We all promise we won’t lose touch. Friends forever. You’re like my brother. My sister. I won’t be gone for that long. We’re not going to change that much. I met a lot of people along the way and very few measured up to the idea I carried with me of the friends I made in adolescence and college. Eventually, I came to realize how narrow my thinking had been. The kind of limited thinking that leads to further isolation. Over the years I’ve met people just as good as my old buddies. But that doesn’t mean they’ll ever take the place of those first, best friends. Unless there is a betrayal or another form of irreversible falling out, those people exist in your memory as lighthouses guiding your mind to better times.
Our freedom and our travel pushes us away from the people we leave. They aren’t left behind, not in a negative sense, but there is a separation there. Experiences formed with new people in new places. We live our lives and the world does its work on us until we become alien to the people who knew us. We learn strange things. Different languages.
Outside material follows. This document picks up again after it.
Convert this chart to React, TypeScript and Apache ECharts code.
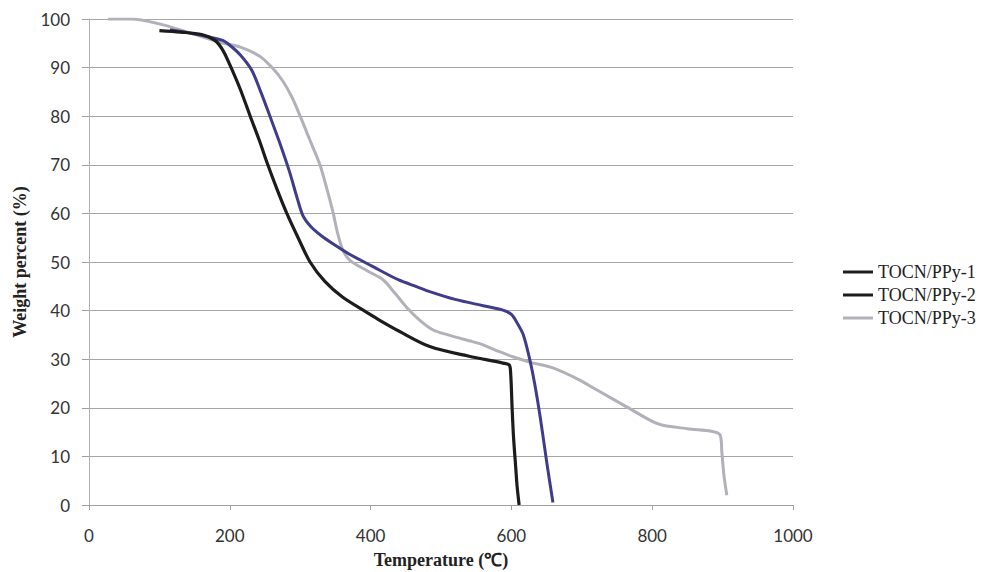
import React, { useEffect, useRef } from "react";
import * as echarts from "echarts";

const seriesNames = ["TOCN/PPy-1", "TOCN/PPy-2", "TOCN/PPy-3"];

const tocn1: [number, number][] = [
  [100, 97.6], [130, 97.3], [160, 96.8], [179, 95.6], [190, 93.6], [200, 90.6],
  [215, 85.5], [229, 80], [242, 75], [254, 70], [267, 65], [281, 60],
  [297, 55], [314, 50], [335, 46], [360, 42.8], [395, 39.6], [413, 38],
  [440, 35.8], [484, 32.6], [540, 30.6], [588, 29.2], [597, 28.8], [599, 27],
  [601, 20], [603, 14], [606, 8], [608, 4], [611, 0],
];

const tocn2: [number, number][] = [
  [115, 97.8], [140, 97.2], [170, 96.3], [190, 95.6], [200, 94.6], [215, 92.6],
  [231, 89.5], [244, 85], [257, 80], [271, 74.5], [285, 68.5], [296, 63],
  [304, 59.5], [315, 57.3], [330, 55.4], [347, 53.7], [370, 51.6], [395, 49.7],
  [413, 48.3], [440, 46.3], [466, 44.9], [484, 43.9], [520, 42.3], [560, 41],
  [588, 40.1], [600, 39.2], [608, 37.5], [617, 35], [626, 30], [633, 25],
  [641, 18], [650, 9], [659, 0.5],
];

const tocn3: [number, number][] = [
  [27, 100], [60, 100], [100, 99], [140, 97.3], [186, 95.2], [215, 94.2],
  [243, 92.3], [260, 90], [275, 87.3], [288, 84], [300, 80], [314, 75],
  [328, 70], [338, 65], [347, 60], [353, 56], [361, 52.3], [371, 50.3],
  [395, 48.2], [418, 46.3], [435, 43.5], [451, 40.7], [470, 38], [489, 36],
  [510, 35], [540, 33.8], [555, 33.2], [584, 31.5], [602, 30.5], [626, 29.4],
  [659, 28.2], [697, 25.7], [721, 23.7], [760, 20.5], [800, 17.2], [815, 16.4],
  [850, 15.7], [896, 14.5], [899, 10.7], [902, 6], [906, 2],
];

const xTitle = "Temperature (\u2103)";
const yTitle = "Weight percent (%)";

const colors = ["#1c1c1c", "#3f3c8c", "#b1b1ba"];
const legendColors = ["#1c1c1c", "#1c1c1c", "#b1b1ba"];

export default function App() {
  const ref = useRef<HTMLDivElement>(null);
  useEffect(() => {
    if (!ref.current) return;
    const chart = echarts.init(ref.current, undefined, { renderer: "svg" });
    const datasets = [tocn1, tocn2, tocn3];
    chart.setOption({
      animation: false,
      backgroundColor: "#ffffff",
      grid: { left: 89, right: 191, top: 19, bottom: 67, outerBoundsMode: "none", containLabel: false },
      legend: {
        orient: "vertical",
        left: 838,
        top: 257,
        icon: "rect",
        itemWidth: 30,
        itemHeight: 3,
        itemGap: 3,
        textStyle: {
          fontFamily: "Liberation Serif",
          fontSize: 18,
          color: "#222",
          lineHeight: 20,
        },
        data: seriesNames.map((n, i) => ({
          name: n,
          itemStyle: { color: legendColors[i] },
        })),
      },
      xAxis: {
        type: "value",
        min: 0,
        max: 1000,
        interval: 200,
        name: xTitle,
        nameLocation: "middle",
        nameGap: 46,
        nameTextStyle: {
          fontFamily: "Liberation Serif",
          fontWeight: "bold",
          fontSize: 18,
          color: "#222",
        },
        axisLine: { show: true, lineStyle: { color: "#a0a0a0", width: 1 } },
        axisTick: { show: true, length: 5, lineStyle: { color: "#a0a0a0" } },
        splitLine: { show: false },
        axisLabel: {
          margin: 22,
          fontFamily: "Lato",
          fontSize: 17,
          color: "#333",
          formatter: (v: number) => String(v),
        },
      },
      yAxis: {
        type: "value",
        min: 0,
        max: 100,
        interval: 10,
        name: yTitle,
        nameLocation: "middle",
        nameGap: 60,
        nameRotate: 90,
        nameTextStyle: {
          fontFamily: "Liberation Serif",
          fontWeight: "bold",
          fontSize: 18,
          color: "#222",
        },
        axisLine: { show: true, lineStyle: { color: "#b0b0b0", width: 1 } },
        axisTick: { show: true, length: 7, lineStyle: { color: "#a0a0a0" } },
        splitLine: { show: true, lineStyle: { color: "#a6a6a6", width: 1 } },
        axisLabel: {
          margin: 19,
          fontFamily: "Lato",
          fontSize: 17,
          color: "#333",
        },
      },
      series: datasets.map((d, i) => ({
        name: seriesNames[i],
        type: "line",
        data: d,
        symbol: "none",
        smooth: 0.3,
        color: colors[i],
        lineStyle: { color: colors[i], width: i === 0 ? 3.2 : 3 },
        z: 3 - i,
      })),
    });
    return () => chart.dispose();
  }, []);
  return <div ref={ref} style={{ width: 984, height: 572, position: "absolute", left: 0, top: 0 }} />;
}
Different places. Different ways of thinking.
We end or leave the things that bonded us together—geography, college, a city, a job—and start again. The people in those new places fill voids, and you compare them to your old, trusted, loyal friends. Until you recognize that they’ll never fill that void and stop with the comparisons. You’ll never meet the same person twice. If you think you have, just give it a minute. We like to compare people just like we compare places. It gives us a reference point. But it’s reductive and limiting to think like this.
The life you want is almost never what someone else wants.“If I could see all my friends tonight.” We do get together sometimes. It happens now at weddings and occasionally other random reunions, and it’s one of the great joys in my life, to get a big group of friends together. That’s the most I can ask for, and the best I’ll ever get.
I wish I could have both. I wish I could have the domestic life with my old friends that we’d want to escape and I wish I could have the life I have that I don’t want to escape but is far from my friends. I chose the latter and gave up something big.